- **THE EXERCISE**:
An exact copy of all the data is required, with pictures left out.

- **DATASET EXTRACT**:
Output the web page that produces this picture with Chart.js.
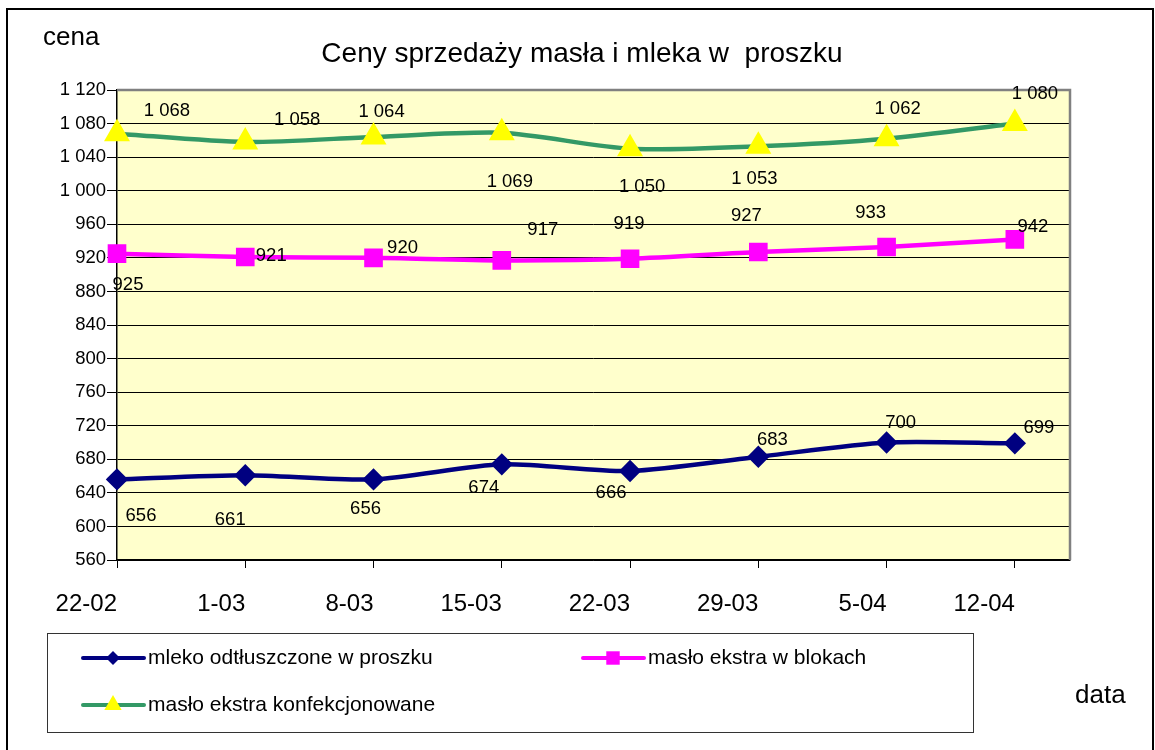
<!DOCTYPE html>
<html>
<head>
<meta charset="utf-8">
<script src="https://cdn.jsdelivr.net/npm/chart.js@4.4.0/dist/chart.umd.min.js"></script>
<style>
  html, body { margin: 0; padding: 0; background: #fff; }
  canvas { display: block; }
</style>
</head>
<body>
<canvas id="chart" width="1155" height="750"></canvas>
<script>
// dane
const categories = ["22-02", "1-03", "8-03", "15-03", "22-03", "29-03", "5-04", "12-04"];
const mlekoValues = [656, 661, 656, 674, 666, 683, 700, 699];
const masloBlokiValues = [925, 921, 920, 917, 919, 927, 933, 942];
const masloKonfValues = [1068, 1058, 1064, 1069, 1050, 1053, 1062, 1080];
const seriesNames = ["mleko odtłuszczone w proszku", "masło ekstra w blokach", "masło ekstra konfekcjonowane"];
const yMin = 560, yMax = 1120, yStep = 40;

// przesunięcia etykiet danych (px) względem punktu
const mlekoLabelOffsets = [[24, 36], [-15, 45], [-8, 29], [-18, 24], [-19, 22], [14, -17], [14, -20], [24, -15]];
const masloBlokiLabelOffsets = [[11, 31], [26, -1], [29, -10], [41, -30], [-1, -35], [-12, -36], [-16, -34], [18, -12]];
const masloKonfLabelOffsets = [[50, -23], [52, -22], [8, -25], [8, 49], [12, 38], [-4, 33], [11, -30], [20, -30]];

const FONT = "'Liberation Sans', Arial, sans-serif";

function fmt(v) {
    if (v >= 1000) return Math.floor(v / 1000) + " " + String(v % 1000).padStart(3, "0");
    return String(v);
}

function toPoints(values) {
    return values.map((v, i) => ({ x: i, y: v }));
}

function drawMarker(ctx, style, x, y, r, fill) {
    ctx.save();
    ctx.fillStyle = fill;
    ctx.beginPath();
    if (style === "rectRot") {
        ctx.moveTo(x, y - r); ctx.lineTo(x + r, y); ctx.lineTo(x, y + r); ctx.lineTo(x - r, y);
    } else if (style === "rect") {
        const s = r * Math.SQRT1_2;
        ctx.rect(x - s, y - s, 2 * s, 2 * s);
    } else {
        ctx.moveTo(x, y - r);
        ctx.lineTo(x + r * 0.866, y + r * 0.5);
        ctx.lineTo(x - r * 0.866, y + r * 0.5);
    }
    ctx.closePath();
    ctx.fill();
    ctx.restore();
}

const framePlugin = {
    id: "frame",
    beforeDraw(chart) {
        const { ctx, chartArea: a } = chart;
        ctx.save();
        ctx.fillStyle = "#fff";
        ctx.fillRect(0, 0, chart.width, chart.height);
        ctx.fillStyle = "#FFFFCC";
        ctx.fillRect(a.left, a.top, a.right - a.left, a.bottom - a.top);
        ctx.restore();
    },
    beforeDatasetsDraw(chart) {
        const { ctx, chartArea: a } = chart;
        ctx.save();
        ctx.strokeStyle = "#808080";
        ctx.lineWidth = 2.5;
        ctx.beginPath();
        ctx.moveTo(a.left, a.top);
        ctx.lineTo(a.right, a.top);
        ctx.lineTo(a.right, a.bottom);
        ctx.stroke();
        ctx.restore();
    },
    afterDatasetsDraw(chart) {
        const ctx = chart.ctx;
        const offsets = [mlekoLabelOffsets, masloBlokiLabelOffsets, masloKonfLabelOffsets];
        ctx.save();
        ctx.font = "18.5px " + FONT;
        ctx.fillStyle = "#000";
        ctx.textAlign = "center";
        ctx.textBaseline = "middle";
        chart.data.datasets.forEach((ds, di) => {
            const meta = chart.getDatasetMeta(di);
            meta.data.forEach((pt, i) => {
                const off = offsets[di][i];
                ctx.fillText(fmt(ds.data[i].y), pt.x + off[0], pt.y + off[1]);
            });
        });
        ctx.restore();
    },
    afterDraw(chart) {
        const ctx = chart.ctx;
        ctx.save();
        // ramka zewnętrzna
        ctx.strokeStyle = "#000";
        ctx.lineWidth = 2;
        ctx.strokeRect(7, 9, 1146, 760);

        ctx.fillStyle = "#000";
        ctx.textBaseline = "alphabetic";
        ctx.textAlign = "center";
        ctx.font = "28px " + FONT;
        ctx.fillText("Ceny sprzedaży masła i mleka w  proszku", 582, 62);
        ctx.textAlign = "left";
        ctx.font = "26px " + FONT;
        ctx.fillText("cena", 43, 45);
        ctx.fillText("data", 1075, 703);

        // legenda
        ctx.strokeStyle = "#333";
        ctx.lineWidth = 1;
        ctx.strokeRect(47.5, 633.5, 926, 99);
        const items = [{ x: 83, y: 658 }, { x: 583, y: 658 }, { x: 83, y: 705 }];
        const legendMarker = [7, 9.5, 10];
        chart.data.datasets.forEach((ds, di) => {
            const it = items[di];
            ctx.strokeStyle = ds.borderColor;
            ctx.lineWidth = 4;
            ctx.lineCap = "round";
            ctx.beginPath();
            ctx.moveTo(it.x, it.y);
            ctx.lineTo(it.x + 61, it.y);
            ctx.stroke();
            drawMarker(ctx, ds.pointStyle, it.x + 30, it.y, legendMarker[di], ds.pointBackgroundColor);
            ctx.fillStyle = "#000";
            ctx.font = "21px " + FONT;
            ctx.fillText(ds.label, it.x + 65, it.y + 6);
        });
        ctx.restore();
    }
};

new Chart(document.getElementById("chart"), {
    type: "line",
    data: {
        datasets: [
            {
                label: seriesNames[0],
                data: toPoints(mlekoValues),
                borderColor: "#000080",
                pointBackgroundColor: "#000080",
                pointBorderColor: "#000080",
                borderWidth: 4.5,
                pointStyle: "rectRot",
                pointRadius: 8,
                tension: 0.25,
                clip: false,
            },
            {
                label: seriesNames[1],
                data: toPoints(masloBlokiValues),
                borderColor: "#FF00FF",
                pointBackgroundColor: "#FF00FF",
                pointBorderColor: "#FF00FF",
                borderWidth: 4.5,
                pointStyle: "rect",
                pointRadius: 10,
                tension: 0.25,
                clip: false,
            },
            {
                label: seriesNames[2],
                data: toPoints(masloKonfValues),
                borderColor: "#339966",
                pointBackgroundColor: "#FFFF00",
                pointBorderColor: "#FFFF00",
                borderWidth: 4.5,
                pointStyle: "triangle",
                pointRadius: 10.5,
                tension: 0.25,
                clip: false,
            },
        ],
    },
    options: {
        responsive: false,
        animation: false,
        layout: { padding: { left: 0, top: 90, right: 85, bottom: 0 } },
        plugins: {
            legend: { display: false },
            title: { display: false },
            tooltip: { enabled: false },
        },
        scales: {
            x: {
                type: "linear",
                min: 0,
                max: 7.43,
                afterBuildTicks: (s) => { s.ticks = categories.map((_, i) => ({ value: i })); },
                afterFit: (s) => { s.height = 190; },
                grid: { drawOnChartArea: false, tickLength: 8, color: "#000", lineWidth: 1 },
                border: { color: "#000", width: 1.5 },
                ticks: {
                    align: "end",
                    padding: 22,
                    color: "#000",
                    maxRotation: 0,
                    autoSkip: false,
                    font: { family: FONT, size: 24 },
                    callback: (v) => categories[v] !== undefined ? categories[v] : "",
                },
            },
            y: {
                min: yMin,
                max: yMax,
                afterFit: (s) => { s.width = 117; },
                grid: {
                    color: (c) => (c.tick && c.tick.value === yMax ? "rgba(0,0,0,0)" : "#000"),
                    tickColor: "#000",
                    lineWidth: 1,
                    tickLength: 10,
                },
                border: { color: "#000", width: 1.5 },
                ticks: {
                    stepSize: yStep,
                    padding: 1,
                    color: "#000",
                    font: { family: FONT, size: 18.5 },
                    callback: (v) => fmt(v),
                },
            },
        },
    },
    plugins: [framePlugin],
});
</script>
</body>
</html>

- **EXERCISE ANSWER**:
Output the web page that produces this picture with Chart.js.
<!DOCTYPE html>
<html>
<head>
<meta charset="utf-8">
<script src="https://cdn.jsdelivr.net/npm/chart.js@4.4.0/dist/chart.umd.min.js"></script>
<style>
  html, body { margin: 0; padding: 0; background: #fff; }
  canvas { display: block; }
</style>
</head>
<body>
<canvas id="chart" width="1155" height="750"></canvas>
<script>
// dane
const categories = ["22-02", "1-03", "8-03", "15-03", "22-03", "29-03", "5-04", "12-04"];
const mlekoValues = [656, 661, 656, 674, 666, 683, 700, 699];
const masloBlokiValues = [925, 921, 920, 917, 919, 927, 933, 942];
const masloKonfValues = [1068, 1058, 1064, 1069, 1050, 1053, 1062, 1080];
const seriesNames = ["mleko odtłuszczone w proszku", "masło ekstra w blokach", "masło ekstra konfekcjonowane"];
const yMin = 560, yMax = 1120, yStep = 40;

// przesunięcia etykiet danych (px) względem punktu
const mlekoLabelOffsets = [[24, 36], [-15, 45], [-8, 29], [-18, 24], [-19, 22], [14, -17], [14, -20], [24, -15]];
const masloBlokiLabelOffsets = [[11, 31], [26, -1], [29, -10], [41, -30], [-1, -35], [-12, -36], [-16, -34], [18, -12]];
const masloKonfLabelOffsets = [[50, -23], [52, -22], [8, -25], [8, 49], [12, 38], [-4, 33], [11, -30], [20, -30]];

const FONT = "'Liberation Sans', Arial, sans-serif";

function fmt(v) {
    if (v >= 1000) return Math.floor(v / 1000) + " " + String(v % 1000).padStart(3, "0");
    return String(v);
}

function toPoints(values) {
    return values.map((v, i) => ({ x: i, y: v }));
}

function drawMarker(ctx, style, x, y, r, fill) {
    ctx.save();
    ctx.fillStyle = fill;
    ctx.beginPath();
    if (style === "rectRot") {
        ctx.moveTo(x, y - r); ctx.lineTo(x + r, y); ctx.lineTo(x, y + r); ctx.lineTo(x - r, y);
    } else if (style === "rect") {
        const s = r * Math.SQRT1_2;
        ctx.rect(x - s, y - s, 2 * s, 2 * s);
    } else {
        ctx.moveTo(x, y - r);
        ctx.lineTo(x + r * 0.866, y + r * 0.5);
        ctx.lineTo(x - r * 0.866, y + r * 0.5);
    }
    ctx.closePath();
    ctx.fill();
    ctx.restore();
}

const framePlugin = {
    id: "frame",
    beforeDraw(chart) {
        const { ctx, chartArea: a } = chart;
        ctx.save();
        ctx.fillStyle = "#fff";
        ctx.fillRect(0, 0, chart.width, chart.height);
        ctx.fillStyle = "#FFFFCC";
        ctx.fillRect(a.left, a.top, a.right - a.left, a.bottom - a.top);
        ctx.restore();
    },
    beforeDatasetsDraw(chart) {
        const { ctx, chartArea: a } = chart;
        ctx.save();
        ctx.strokeStyle = "#808080";
        ctx.lineWidth = 2.5;
        ctx.beginPath();
        ctx.moveTo(a.left, a.top);
        ctx.lineTo(a.right, a.top);
        ctx.lineTo(a.right, a.bottom);
        ctx.stroke();
        ctx.restore();
    },
    afterDatasetsDraw(chart) {
        const ctx = chart.ctx;
        const offsets = [mlekoLabelOffsets, masloBlokiLabelOffsets, masloKonfLabelOffsets];
        ctx.save();
        ctx.font = "18.5px " + FONT;
        ctx.fillStyle = "#000";
        ctx.textAlign = "center";
        ctx.textBaseline = "middle";
        chart.data.datasets.forEach((ds, di) => {
            const meta = chart.getDatasetMeta(di);
            meta.data.forEach((pt, i) => {
                const off = offsets[di][i];
                ctx.fillText(fmt(ds.data[i].y), pt.x + off[0], pt.y + off[1]);
            });
        });
        ctx.restore();
    },
    afterDraw(chart) {
        const ctx = chart.ctx;
        ctx.save();
        // ramka zewnętrzna
        ctx.strokeStyle = "#000";
        ctx.lineWidth = 2;
        ctx.strokeRect(7, 9, 1146, 760);

        ctx.fillStyle = "#000";
        ctx.textBaseline = "alphabetic";
        ctx.textAlign = "center";
        ctx.font = "28px " + FONT;
        ctx.fillText("Ceny sprzedaży masła i mleka w  proszku", 582, 62);
        ctx.textAlign = "left";
        ctx.font = "26px " + FONT;
        ctx.fillText("cena", 43, 45);
        ctx.fillText("data", 1075, 703);

        // legenda
        ctx.strokeStyle = "#333";
        ctx.lineWidth = 1;
        ctx.strokeRect(47.5, 633.5, 926, 99);
        const items = [{ x: 83, y: 658 }, { x: 583, y: 658 }, { x: 83, y: 705 }];
        const legendMarker = [7, 9.5, 10];
        chart.data.datasets.forEach((ds, di) => {
            const it = items[di];
            ctx.strokeStyle = ds.borderColor;
            ctx.lineWidth = 4;
            ctx.lineCap = "round";
            ctx.beginPath();
            ctx.moveTo(it.x, it.y);
            ctx.lineTo(it.x + 61, it.y);
            ctx.stroke();
            drawMarker(ctx, ds.pointStyle, it.x + 30, it.y, legendMarker[di], ds.pointBackgroundColor);
            ctx.fillStyle = "#000";
            ctx.font = "21px " + FONT;
            ctx.fillText(ds.label, it.x + 65, it.y + 6);
        });
        ctx.restore();
    }
};

new Chart(document.getElementById("chart"), {
    type: "line",
    data: {
        datasets: [
            {
                label: seriesNames[0],
                data: toPoints(mlekoValues),
                borderColor: "#000080",
                pointBackgroundColor: "#000080",
                pointBorderColor: "#000080",
                borderWidth: 4.5,
                pointStyle: "rectRot",
                pointRadius: 8,
                tension: 0.25,
                clip: false,
            },
            {
                label: seriesNames[1],
                data: toPoints(masloBlokiValues),
                borderColor: "#FF00FF",
                pointBackgroundColor: "#FF00FF",
                pointBorderColor: "#FF00FF",
                borderWidth: 4.5,
                pointStyle: "rect",
                pointRadius: 10,
                tension: 0.25,
                clip: false,
            },
            {
                label: seriesNames[2],
                data: toPoints(masloKonfValues),
                borderColor: "#339966",
                pointBackgroundColor: "#FFFF00",
                pointBorderColor: "#FFFF00",
                borderWidth: 4.5,
                pointStyle: "triangle",
                pointRadius: 10.5,
                tension: 0.25,
                clip: false,
            },
        ],
    },
    options: {
        responsive: false,
        animation: false,
        layout: { padding: { left: 0, top: 90, right: 85, bottom: 0 } },
        plugins: {
            legend: { display: false },
            title: { display: false },
            tooltip: { enabled: false },
        },
        scales: {
            x: {
                type: "linear",
                min: 0,
                max: 7.43,
                afterBuildTicks: (s) => { s.ticks = categories.map((_, i) => ({ value: i })); },
                afterFit: (s) => { s.height = 190; },
                grid: { drawOnChartArea: false, tickLength: 8, color: "#000", lineWidth: 1 },
                border: { color: "#000", width: 1.5 },
                ticks: {
                    align: "end",
                    padding: 22,
                    color: "#000",
                    maxRotation: 0,
                    autoSkip: false,
                    font: { family: FONT, size: 24 },
                    callback: (v) => categories[v] !== undefined ? categories[v] : "",
                },
            },
            y: {
                min: yMin,
                max: yMax,
                afterFit: (s) => { s.width = 117; },
                grid: {
                    color: (c) => (c.tick && c.tick.value === yMax ? "rgba(0,0,0,0)" : "#000"),
                    tickColor: "#000",
                    lineWidth: 1,
                    tickLength: 10,
                },
                border: { color: "#000", width: 1.5 },
                ticks: {
                    stepSize: yStep,
                    padding: 1,
                    color: "#000",
                    font: { family: FONT, size: 18.5 },
                    callback: (v) => fmt(v),
                },
            },
        },
    },
    plugins: [framePlugin],
});
</script>
</body>
</html>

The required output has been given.